* **SUPPLIED DATA**
====

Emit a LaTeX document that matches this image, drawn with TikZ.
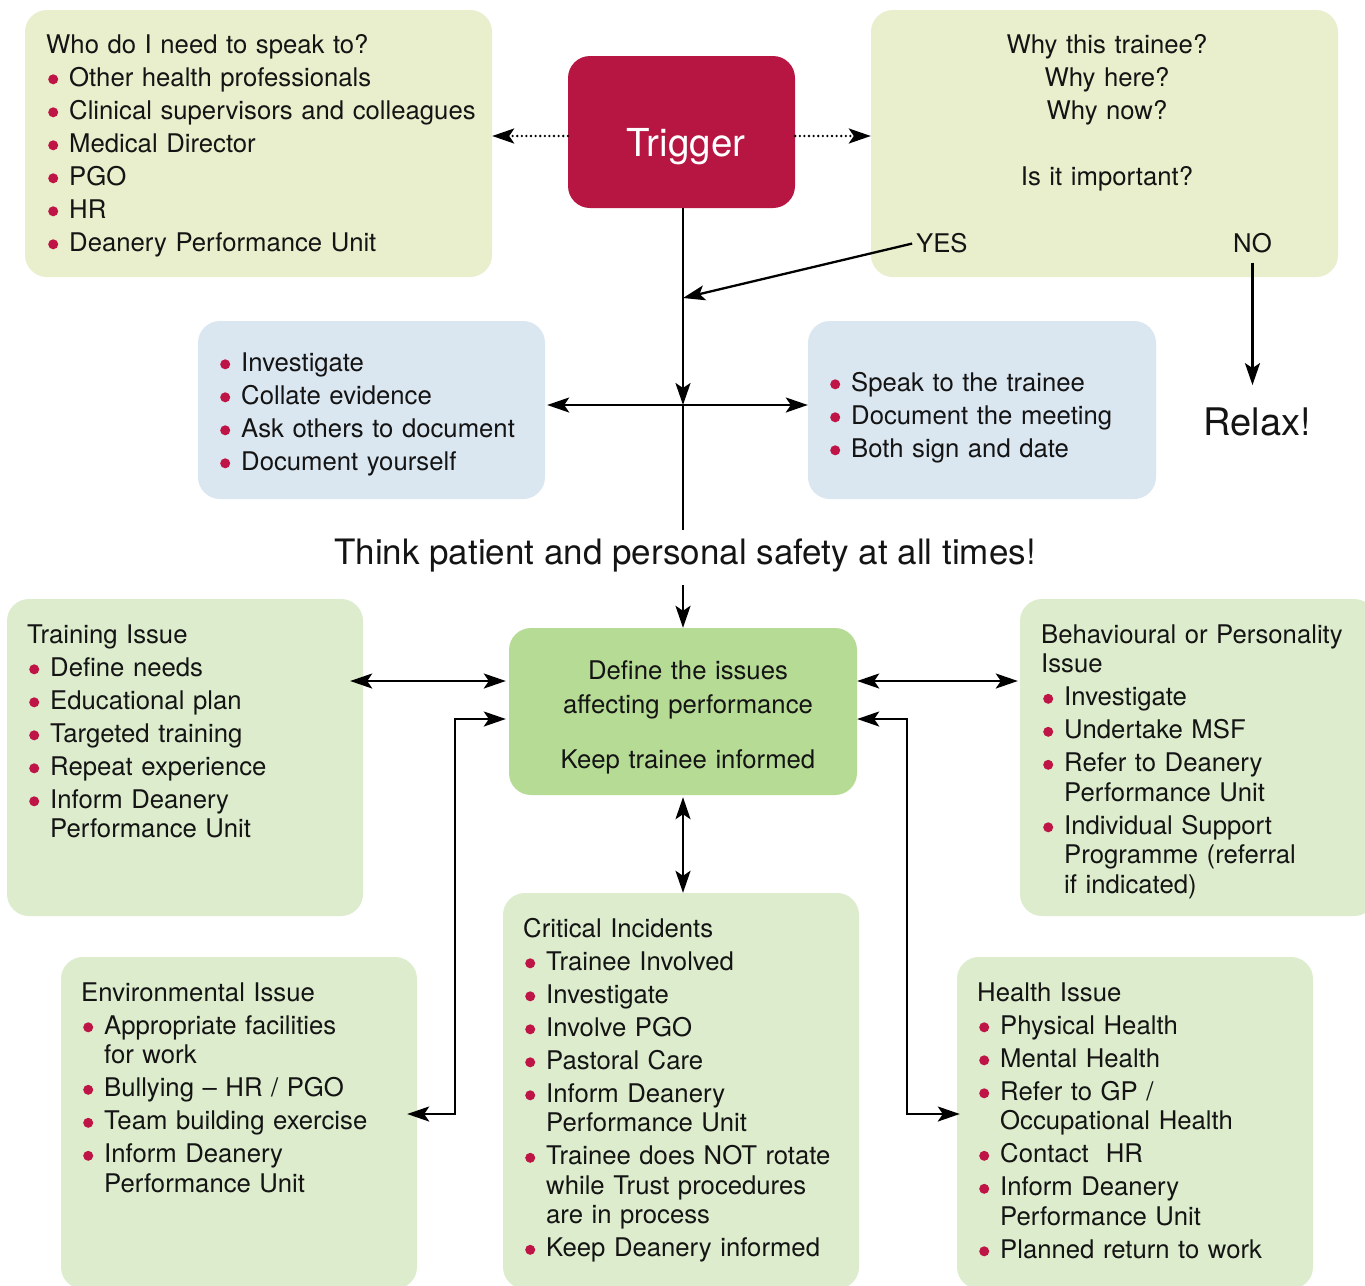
\documentclass[tikz,border=0pt]{standalone}
\usepackage{fontspec}
\setmainfont{TeX Gyre Heros}
\usetikzlibrary{arrows.meta,calc}
\definecolor{topc}{HTML}{E9EFCC}
\definecolor{bluec}{HTML}{DAE6F0}
\definecolor{greenc}{HTML}{DCECCC}
\definecolor{defc}{HTML}{B6DB95}
\definecolor{trigc}{HTML}{B71642}
\definecolor{bulc}{HTML}{BE1446}
\definecolor{txtc}{HTML}{141414}
\newcommand{\bitem}[1]{\makebox[23pt][l]{\hspace*{2pt}\tikz[baseline=0pt]\fill[bulc] (5pt,6.7pt) circle[radius=5pt];}#1}
\newcommand{\cont}[1]{\hspace*{23pt}#1}
\tikzset{
  box/.style={draw=none, rounded corners=22pt, minimum width=#1, inner sep=0pt},
  txt/.style={anchor=base west, inner sep=0pt, align=left, text width=480pt, text=txtc,
    font=\fontsize{25.7}{29.5}\selectfont},
  tip/.tip={Stealth[length=22pt,width=15pt,inset=5pt]},
  arr/.style={line width=2.3pt, -tip},
  arrb/.style={line width=2.3pt, tip-tip},
  dotarr/.style={line width=2.6pt, dash pattern=on 0pt off 4.6pt, line cap=round, -{Stealth[length=22pt,width=15pt,inset=5pt,line cap=butt]}},
}
\begin{document}
\begin{tikzpicture}[x=1pt,y=-1pt]
\clip (0,0) rectangle (1365,1285);
\fill[white] (0,0) rectangle (1365,1285);
% boxes
\node[box=467pt, minimum height=267pt, fill=topc] (who) at (258.5,143.5) {};
\node[box=227pt, minimum height=152pt, fill=trigc] (trig) at (681.5,132) {};
\node[box=467pt, minimum height=267pt, fill=topc] (why) at (1104.5,143.5) {};
\node[box=347pt, minimum height=178pt, fill=bluec] (blueL) at (371.5,410) {};
\node[box=348pt, minimum height=178pt, fill=bluec] (blueR) at (982,410) {};
\node[box=348pt, minimum height=167pt, fill=defc] (define) at (683,711.5) {};
\node[box=356pt, minimum height=317pt, fill=greenc] (train) at (185,757.5) {};
\node[box=356pt, minimum height=317pt, fill=greenc] (behav) at (1198,757.5) {};
\node[box=356pt, minimum height=396pt, fill=greenc] (crit) at (681,1091) {};
\node[box=356pt, minimum height=332pt, fill=greenc] (env) at (239,1123) {};
\node[box=356pt, minimum height=332pt, fill=greenc] (health) at (1135,1123) {};
% texts
\node[txt] (whot) at (46,53) {Who do I need to speak to?\\[3.5pt]
\bitem{Other health professionals}\\[3.5pt]
\bitem{Clinical supervisors and colleagues}\\[3.5pt]
\bitem{Medical Director}\\[3.5pt]
\bitem{PGO}\\[3.5pt]
\bitem{HR}\\[3.5pt]
\bitem{Deanery Performance Unit}};
\node[anchor=base, inner sep=0pt, text=white, font=\fontsize{38.5}{40}\selectfont] (trigt) at (686,156) {Trigger};
\node[anchor=base, inner sep=0pt, align=center, text width=400pt, text=txtc, font=\fontsize{25.7}{33}\selectfont] (whyt) at (1107,53) {Why this trainee?\\Why here?\\Why now?\\[33pt]Is it important?};
\node[anchor=base west, inner sep=0pt, text=txtc, font=\fontsize{25.7}{30}\selectfont] (yes) at (916,252) {YES};
\node[anchor=base west, inner sep=0pt, text=txtc, font=\fontsize{25.7}{30}\selectfont] (no) at (1233,252) {NO};
\node[anchor=base, inner sep=0pt, text=txtc, font=\fontsize{38}{40}\selectfont] (relax) at (1257,435) {Relax!};
\node[txt] (blueLt) at (218,371) {\bitem{Investigate}\\[3.5pt]
\bitem{Collate evidence}\\[3.5pt]
\bitem{Ask others to document}\\[3.5pt]
\bitem{Document yourself}};
\node[txt] (blueRt) at (828,391) {\bitem{Speak to the trainee}\\[3.5pt]
\bitem{Document the meeting}\\[3.5pt]
\bitem{Both sign and date}};
\node[anchor=base, inner sep=0pt, text=txtc, font=\fontsize{35}{40}\selectfont] (think) at (685,564) {Think patient and personal safety at all times!};
\node[anchor=base, inner sep=0pt, align=center, text width=340pt, text=txtc, font=\fontsize{25.7}{34}\selectfont] (deft) at (688,679) {Define the issues\\affecting performance\\[21pt]Keep trainee informed};
\node[txt] (traint) at (27,643) {Training Issue\\[3.5pt]
\bitem{Define needs}\\[3.5pt]
\bitem{Educational plan}\\[3.5pt]
\bitem{Targeted training}\\[3.5pt]
\bitem{Repeat experience}\\[3.5pt]
\bitem{Inform Deanery}\\
\cont{Performance Unit}};
\node[txt] (behavt) at (1041,643) {Behavioural or Personality\\
Issue\\[3.5pt]
\bitem{Investigate}\\[3.5pt]
\bitem{Undertake MSF}\\[3.5pt]
\bitem{Refer to Deanery}\\
\cont{Performance Unit}\\[3.5pt]
\bitem{Individual Support}\\
\cont{Programme (referral}\\
\cont{if indicated)}};
\node[txt] (critt) at (523,937) {Critical Incidents\\[3.5pt]
\bitem{Trainee Involved}\\[3.5pt]
\bitem{Investigate}\\[3.5pt]
\bitem{Involve PGO}\\[3.5pt]
\bitem{Pastoral Care}\\[3.5pt]
\bitem{Inform Deanery}\\
\cont{Performance Unit}\\[3.5pt]
\bitem{Trainee does NOT rotate}\\
\cont{while Trust procedures}\\
\cont{are in process}\\[3.5pt]
\bitem{Keep Deanery informed}};
\node[txt] (envt) at (81,1001) {Environmental Issue\\[3.5pt]
\bitem{Appropriate facilities}\\
\cont{for work}\\[3.5pt]
\bitem{Bullying -- HR / PGO}\\[3.5pt]
\bitem{Team building exercise}\\[3.5pt]
\bitem{Inform Deanery}\\
\cont{Performance Unit}};
\node[txt] (healtht) at (977,1001) {Health Issue\\[3.5pt]
\bitem{Physical Health}\\[3.5pt]
\bitem{Mental Health}\\[3.5pt]
\bitem{Refer to GP /}\\
\cont{Occupational Health}\\[3.5pt]
\bitem{Contact\ \ HR}\\[3.5pt]
\bitem{Inform Deanery}\\
\cont{Performance Unit}\\[3.5pt]
\bitem{Planned return to work}};
% coordinates
\coordinate (cross) at (683,405);
\coordinate (yesend) at (683,298);
\coordinate (thinkline) at (683,530);
% connectors
\draw[dotarr] ([yshift=-4pt]trig.west) -- ([yshift=-4pt]trig.west -| who.east);
\draw[dotarr] ([yshift=-4pt]trig.east) -- ([yshift=-4pt]trig.east -| why.west);
\draw[arr] (cross |- trig.south) -- (cross);
\draw[line width=2.3pt] (cross) -- (thinkline);
\draw[arr, shorten <=4pt] (yes.west) -- (yesend);
\draw[arr, shorten <=10pt, shorten >=22pt] (no.south) -- (no.south |- relax.north);
\draw[arrb, shorten <=2pt] (blueL.east |- cross) -- (blueR.west |- cross);
\draw[arr, shorten <=13pt] (define.north |- think.south) -- (define.north);
\draw[arrb, shorten <=3pt, shorten >=-13pt] ([yshift=30.5pt]define.west) -- ([yshift=30.5pt]define.west -| train.east);
\draw[arrb, shorten >=2pt] ([yshift=30.5pt]define.east) -- ([yshift=30.5pt]define.east -| behav.west);
\draw[arrb, shorten <=2pt] (define.south) -- (define.south |- crit.north);
\draw[arrb, shorten <=3pt, shorten >=-10pt] ([yshift=-7.5pt]define.west) -- ++(-54,0) |- ([yshift=9pt]env.east);
\draw[arrb, shorten >=-3pt] ([yshift=-7.5pt]define.east) -- ++(50,0) |- ([yshift=9pt]health.west);
\end{tikzpicture}
\end{document}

====

* **EXERCISE**
Locate and copy each line in the data above that includes the word "this".

* **WRITTEN RESPONSE**
Emit a LaTeX document that matches this image, drawn with TikZ.
\node[anchor=base, inner sep=0pt, align=center, text width=400pt, text=txtc, font=\fontsize{25.7}{33}\selectfont] (whyt) at (1107,53) {Why this trainee?\\Why here?\\Why now?\\[33pt]Is it important?};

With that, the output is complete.